For many, Joe Cocker’s version of this song evokes The Wonder Years.  I’m only nostalgic about the show because it was my dad’s favorite show when I was a kid (I was ten when it ended).  Between my parents viewing and the backdrop of Vietnam War-era America, it felt like another world for me.  Of course, the show might make more sense now that I lived through (and have a healthy distance from) my early teenage years.  Regardless, Joe Cocker’s voice makes me think of this show, and perhaps that’s why his version makes sense.

Cocker takes the Beatles’ original, slows it down, and twists the emotions on the original.  I like the bouncy Sgt.
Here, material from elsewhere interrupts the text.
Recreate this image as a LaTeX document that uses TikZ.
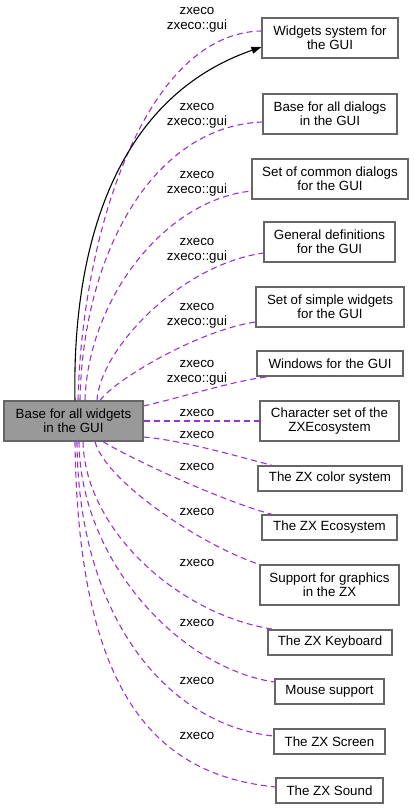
\documentclass[tikz,border=0pt]{standalone}
\usepackage{fontspec}
\setmainfont{Liberation Sans}
\usetikzlibrary{arrows.meta,calc}
\definecolor{edgepurple}{HTML}{9A32CD}
\definecolor{boxborder}{HTML}{666666}
\definecolor{mainfill}{HTML}{999999}
\begin{document}
\begin{tikzpicture}[x=1pt,y=-1pt,
  font=\fontsize{13.33}{14}\selectfont,
  box/.style={draw=boxborder, fill=white, inner sep=0pt, align=center, line width=1.1pt, minimum height=40pt},
  sbox/.style={box, minimum height=25pt},
  mainbox/.style={box, fill=mainfill},
  lbl/.style={inner sep=0pt, align=center, font=\fontsize{13.33}{15}\selectfont},
  dep/.style={draw=edgepurple, dash pattern=on 6pt off 4pt, line width=1.1pt},
  inc/.style={draw=black, line width=1.1pt, -{Triangle[length=10pt,width=7pt]}}]
\useasboundingbox (0,0) rectangle (413,809);

% nodes
\node[mainbox, minimum width=139pt] (main) at (73.5,421) {Base for all widgets\\in the GUI};
\node[box, minimum width=136pt] (widgets) at (330,38) {Widgets system for\\the GUI};
\node[box, minimum width=134pt] (dialogs) at (330,114) {Base for all dialogs\\in the GUI};
\node[box, minimum width=156pt] (common) at (330,179) {Set of common dialogs\\for the GUI};
\node[box, minimum width=131pt] (general) at (329.5,242) {General definitions\\for the GUI};
\node[box, minimum width=148pt] (simple) at (330,307) {Set of simple widgets\\for the GUI};
\node[sbox, minimum width=146pt] (windows) at (330,363.5) {Windows for the GUI};
\node[box, minimum width=139pt] (charset) at (329.5,421) {Character set of the\\ZXEcosystem};
\node[sbox, minimum width=144pt] (color) at (330,478.5) {The ZX color system};
\node[sbox, minimum width=135pt] (eco) at (329.5,527.5) {The ZX Ecosystem};
\node[box, minimum width=139pt] (graphics) at (329.5,585) {Support for graphics\\in the ZX};
\node[sbox, minimum width=124pt] (keyboard) at (330,642.5) {The ZX Keyboard};
\node[sbox, minimum width=109pt] (mouse) at (329.5,691.5) {Mouse support};
\node[sbox, minimum width=111pt] (screen) at (329.5,741.5) {The ZX Screen};
\node[sbox, minimum width=107pt] (sound) at (329.5,790.5) {The ZX Sound};

% labels
\node[lbl] (l1) at (197,19.5) {zxeco\\zxeco::gui};
\node[lbl] (l2) at (197,115.5) {zxeco\\zxeco::gui};
\node[lbl] (l3) at (197,183.5) {zxeco\\zxeco::gui};
\node[lbl] (l4) at (197,251) {zxeco\\zxeco::gui};
\node[lbl] (l5) at (197,315.5) {zxeco\\zxeco::gui};
\node[lbl] (l6) at (197,372.5) {zxeco\\zxeco::gui};
\node[lbl] (l7) at (197,413) {zxeco};
\node[lbl] (l8) at (197,435) {zxeco};
\node[lbl] (l9) at (197,467) {zxeco};
\node[lbl] (l10) at (197,512) {zxeco};
\node[lbl] (l11) at (197,563) {zxeco};
\node[lbl] (l12) at (197,623) {zxeco};
\node[lbl] (l13) at (197,681) {zxeco};
\node[lbl] (l14) at (197,736) {zxeco};

% dashed edges (upwards)
\draw[dep] ($(main.north)+(4.5,0)$) .. controls +(4,-170) and +(-115,2) .. ($(widgets.west)+(0,-7)$);
\draw[dep] ($(main.north)+(6.5,0)$) .. controls +(3,-150) and +(-108,4) .. ($(dialogs.west)+(0,8)$);
\draw[dep] ($(main.north)+(11.5,0)$) .. controls +(3,-101) and +(-87,9) .. ($(common.west)+(0,12)$);
\draw[dep] ($(main.north)+(23.5,0)$) .. controls +(3,-51) and +(-84,12) .. ($(general.west)+(0,11)$);
\draw[dep] ($(main.north)+(26.5,0)$) .. controls +(15,-21) and +(-56,8) .. ($(simple.west)+(0,15)$);
\draw[dep] ($(main.east)+(0,-15)$) .. controls +(47,-11) and +(-35,4) .. ($(windows.south west)+(13,0)$);
\draw[dep] (main.east) -- (charset.west);
% dashed edges (downwards)
\draw[dep] ($(main.east)+(0,16)$) .. controls +(37,3) and +(-38,-10) .. ($(color.north west)+(15,0)$);
\draw[dep] ($(main.south)+(29.5,0)$) .. controls +(22,14) and +(-53,-14) .. ($(eco.north west)+(11,0)$);
\draw[dep] ($(main.south)+(21.5,0)$) .. controls +(10,39) and +(-60,-20) .. (graphics.north west);
\draw[dep] ($(main.south)+(9.5,0)$) .. controls +(2,89) and +(-95,-14) .. ($(keyboard.north west)+(7,0)$);
\draw[dep] ($(main.south)+(5.5,0)$) .. controls +(1,119) and +(-95,-14) .. ($(mouse.west)+(0,-9.5)$);
\draw[dep] ($(main.south)+(3.5,0)$) .. controls +(1,179) and +(-104,-11) .. ($(screen.west)+(0,-5.5)$);
\draw[dep] ($(main.south)+(1.5,0)$) .. controls +(3,259) and +(-116,-12) .. ($(sound.west)+(0,-3.5)$);

% solid inheritance edge
\draw[inc] ($(main.north)+(1.5,0)$) .. controls +(-3,-141) and +(-153,53) .. ($(widgets.west)+(0,9)$);
\end{tikzpicture}
\end{document}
Pepper’s take on the song (and as I’ve suggested before, I’m a Ringo apologist), but Cocker’s version focuses on the anguish in the song’s lyrics.  Perhaps it’s Cocker’s voice, particularly the way that he trails off near the end of some of the lines, that makes the song sound worn out, but Cocker’s narrator feels fatigued.  That, combined with the backing vocals that lead him through the chorus and later share the burden with him in the final verse, puts the focus on the aid from friends.  It’s this spirit that the show – one that focuses on growing up during one of the more tumultuous moments in twentieth century America – captures, and having Joe Cocker set the stage every week feels appropriate.

(Side note: I learned tonight that Jimmy Page played guitar on this.  I’m too tired to try to work it in to the rest of the post, so I’ll just share it here).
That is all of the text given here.